**Task requirements:**
Can you write out every line from the start of the records below through the line containing "import plotly.graph_objects as go", leaving out any pictures?

Source code of charts:
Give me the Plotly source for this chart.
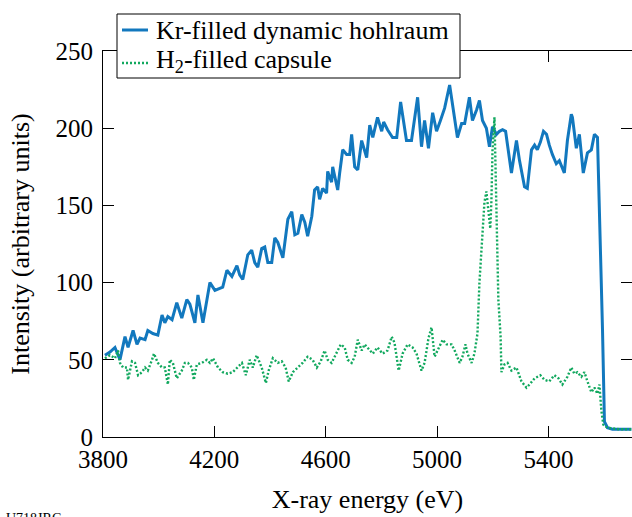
import plotly.graph_objects as go

# Kr-filled dynamic hohlraum (blue)
kr_energy = [3807, 3825, 3843, 3861, 3879, 3890, 3908, 3922, 3933, 3951, 3961, 3979, 3997,
             4012, 4022, 4033, 4048, 4065, 4083, 4101, 4112, 4130, 4141, 4159, 4184, 4202,
             4230, 4245, 4263, 4281, 4291, 4302, 4320, 4334, 4345, 4356, 4370, 4381, 4392,
             4406, 4417, 4428, 4446, 4464, 4478, 4489, 4500, 4514, 4525, 4535, 4550, 4560,
             4571, 4578, 4589, 4603, 4607, 4621, 4625, 4643, 4650, 4661, 4675, 4686, 4693,
             4704, 4715, 4729, 4747, 4758, 4769, 4786, 4801, 4808, 4822, 4840, 4855, 4869,
             4890, 4908, 4930, 4944, 4955, 4969, 4984, 4998, 5012, 5027, 5045, 5063, 5073,
             5088, 5099, 5116, 5127, 5142, 5152, 5163, 5177, 5188, 5199, 5213, 5224, 5235,
             5246, 5253, 5267, 5285, 5296, 5314, 5324, 5339, 5350, 5360, 5371, 5382, 5393,
             5403, 5414, 5428, 5439, 5457, 5468, 5482, 5486, 5500, 5511, 5525, 5540, 5554,
             5565, 5576, 5583, 5594, 5601, 5612, 5630, 5655, 5698]
kr_intensity = [53, 55, 58, 50, 65, 58, 69, 60, 64, 63, 69, 67, 66,
                79, 74, 78, 76, 87, 77, 89, 86, 74, 92, 74, 100, 95,
                97, 108, 104, 111, 105, 102, 118, 121, 113, 110, 122, 123, 113,
                113, 129, 126, 116, 141, 146, 131, 132, 144, 139, 130, 143, 160,
                162, 154, 161, 158, 172, 165, 175, 160, 171, 186, 183, 183, 196,
                175, 173, 192, 181, 202, 194, 207, 198, 204, 199, 194, 194, 217,
                192, 192, 220, 188, 205, 187, 210, 198, 205, 213, 228, 205, 194,
                203, 203, 220, 205, 212, 218, 205, 200, 188, 201, 196, 198, 199,
                198, 189, 171, 192, 179, 162, 161, 186, 189, 186, 191, 198, 196,
                189, 183, 177, 179, 171, 192, 209, 207, 187, 196, 171, 184, 186,
                196, 194, 150, 70, 10, 6, 5, 5, 5]

# H2-filled capsule (green, dotted)
h2_energy = [3807, 3825, 3843, 3854, 3861, 3872, 3886, 3890, 3904, 3915, 3926, 3940, 3951,
             3961, 3976, 3983, 3997, 4012, 4022, 4033, 4040, 4051, 4065, 4083, 4094, 4105,
             4119, 4126, 4137, 4155, 4173, 4184, 4195, 4213, 4230, 4248, 4266, 4281, 4299,
             4313, 4327, 4338, 4352, 4370, 4385, 4395, 4410, 4428, 4442, 4456, 4467, 4482,
             4500, 4517, 4535, 4553, 4568, 4582, 4596, 4607, 4621, 4639, 4654, 4668, 4679,
             4693, 4704, 4715, 4729, 4740, 4758, 4769, 4786, 4804, 4822, 4837, 4847, 4862,
             4876, 4894, 4912, 4926, 4944, 4955, 4969, 4980, 4991, 5002, 5020, 5034, 5052,
             5063, 5081, 5091, 5102, 5109, 5124, 5134, 5145, 5152, 5163, 5170, 5177, 5184,
             5191, 5195, 5199, 5206, 5210, 5213, 5220, 5228, 5231, 5242, 5253, 5267, 5285,
             5303, 5321, 5332, 5350, 5371, 5386, 5403, 5421, 5436, 5450, 5468, 5482, 5493,
             5504, 5518, 5529, 5540, 5554, 5565, 5576, 5583, 5590, 5597, 5612, 5655, 5698]
h2_intensity = [51, 53, 51, 56, 48, 45, 45, 37, 49, 48, 40, 42, 45,
                43, 50, 54, 48, 45, 45, 34, 50, 48, 38, 43, 48, 48,
                45, 37, 47, 48, 50, 48, 51, 45, 42, 41, 42, 45, 48,
                40, 50, 45, 53, 45, 35, 43, 51, 48, 49, 45, 36, 42,
                45, 48, 52, 50, 45, 49, 56, 50, 48, 55, 60, 58, 50,
                48, 52, 63, 56, 60, 56, 54, 58, 54, 56, 65, 61, 43,
                54, 60, 58, 54, 43, 48, 64, 71, 52, 56, 63, 60, 60,
                56, 48, 52, 60, 54, 48, 54, 67, 100, 132, 152, 159, 147,
                135, 153, 186, 207, 175, 132, 89, 65, 42, 47, 48, 43, 45,
                36, 32, 34, 38, 40, 37, 36, 40, 38, 34, 39, 45, 41,
                42, 39, 42, 36, 29, 32, 28, 34, 17, 8, 6, 5, 5]

series_names = ["Kr-filled dynamic hohlraum", "H<sub>2</sub>-filled capsule"]
x_ticks = [3800, 4200, 4600, 5000, 5400]
y_ticks = [0, 50, 100, 150, 200, 250]

BLUE = "#1278be"
GREEN = "#11a85e"
FONT = "'Times New Roman', 'Liberation Serif', 'DejaVu Serif', serif"

# plot-area geometry (pixels) used to place the legend box in paper coords
W, H = 632, 517
ML, MR, MT, MB = 103, 0, 51, 80
PW, PH = W - ML - MR, H - MT - MB


def px_x(p):
    return (p - ML) / PW


def px_y(p):
    return (H - MB - p) / PH


fig = go.Figure()
fig.add_trace(go.Scatter(x=kr_energy, y=kr_intensity, mode="lines",
                         name=series_names[0],
                         line=dict(color=BLUE, width=3)))
fig.add_trace(go.Scatter(x=h2_energy, y=h2_intensity, mode="lines",
                         name=series_names[1],
                         line=dict(color=GREEN, width=2.4, dash="2px,2px")))
# invisible trace to carry right-side ticks
fig.add_trace(go.Scatter(x=[3800], y=[0], yaxis="y2", mode="markers",
                         marker=dict(opacity=0), showlegend=False, hoverinfo="skip"))

shapes = [
    dict(type="rect", xref="paper", yref="paper", layer="above",
         x0=px_x(117), x1=px_x(460), y0=px_y(78), y1=px_y(14),
         fillcolor="white", line=dict(color="black", width=1)),
    dict(type="line", xref="paper", yref="paper", layer="above",
         x0=px_x(122), x1=px_x(148), y0=px_y(30), y1=px_y(30),
         line=dict(color=BLUE, width=3)),
    dict(type="line", xref="paper", yref="paper", layer="above",
         x0=px_x(122), x1=px_x(148), y0=px_y(63), y1=px_y(63),
         line=dict(color=GREEN, width=2.4, dash="2px,2px")),
]

annotations = [
    dict(text=series_names[0], x=px_x(154), y=px_y(30), xref="paper", yref="paper",
         xanchor="left", yanchor="middle", showarrow=False,
         font=dict(family=FONT, size=26, color="black")),
    dict(text=series_names[1], x=px_x(154), y=px_y(61), xref="paper", yref="paper",
         xanchor="left", yanchor="middle", showarrow=False,
         font=dict(family=FONT, size=26, color="black")),
    dict(text="U718JRC", x=px_x(4), y=px_y(509), xref="paper", yref="paper",
         xanchor="left", yanchor="top", showarrow=False,
         font=dict(family=FONT, size=14, color="black")),
]

fig.update_layout(
    width=W, height=H,
    margin=dict(l=ML, r=MR, t=MT, b=MB),
    paper_bgcolor="white", plot_bgcolor="white",
    font=dict(family=FONT, size=25, color="black"),
    showlegend=False,
    xaxis=dict(range=[3800, 5700], tickvals=x_ticks, ticks="inside", ticklen=11,
               tickwidth=1, tickcolor="black", showline=True, linecolor="black",
               linewidth=1, mirror="ticks", showgrid=False, zeroline=False,
               title=dict(text="X-ray energy (eV)", standoff=17,
                          font=dict(family=FONT, size=26)),
               tickfont=dict(family=FONT, size=25)),
    yaxis=dict(range=[0, 250], tickvals=y_ticks, ticks="inside", ticklen=11,
               tickwidth=1, tickcolor="black", showline=True, linecolor="black",
               linewidth=1, mirror=False, showgrid=False, zeroline=False,
               ticklabelstandoff=4,
               title=dict(text="Intensity (arbitrary units)", standoff=18,
                          font=dict(family=FONT, size=26)),
               tickfont=dict(family=FONT, size=25)),
    yaxis2=dict(range=[0, 250], tickvals=y_ticks, overlaying="y", side="right",
                ticks="inside", ticklen=11, tickcolor="black", showticklabels=False,
                showline=False, showgrid=False, zeroline=False),
    shapes=shapes,
    annotations=annotations,
)

fig.write_html("out.html")
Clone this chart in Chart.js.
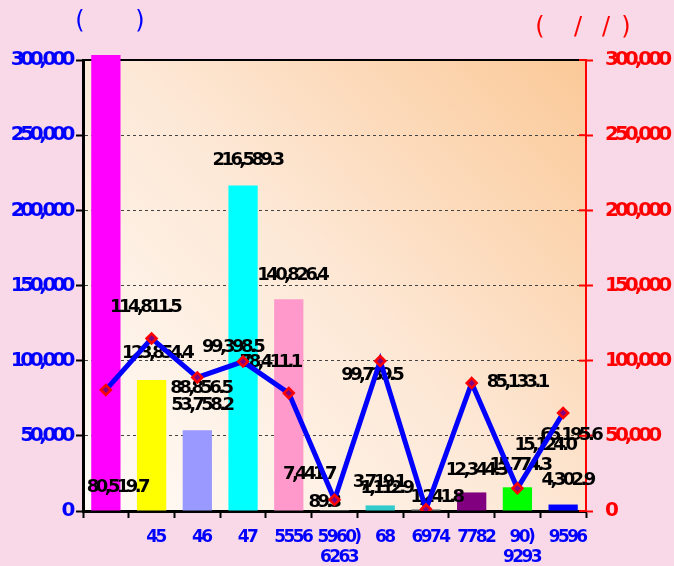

**Worked solution:**
Give me the Plotly source for this chart.
import plotly.graph_objects as go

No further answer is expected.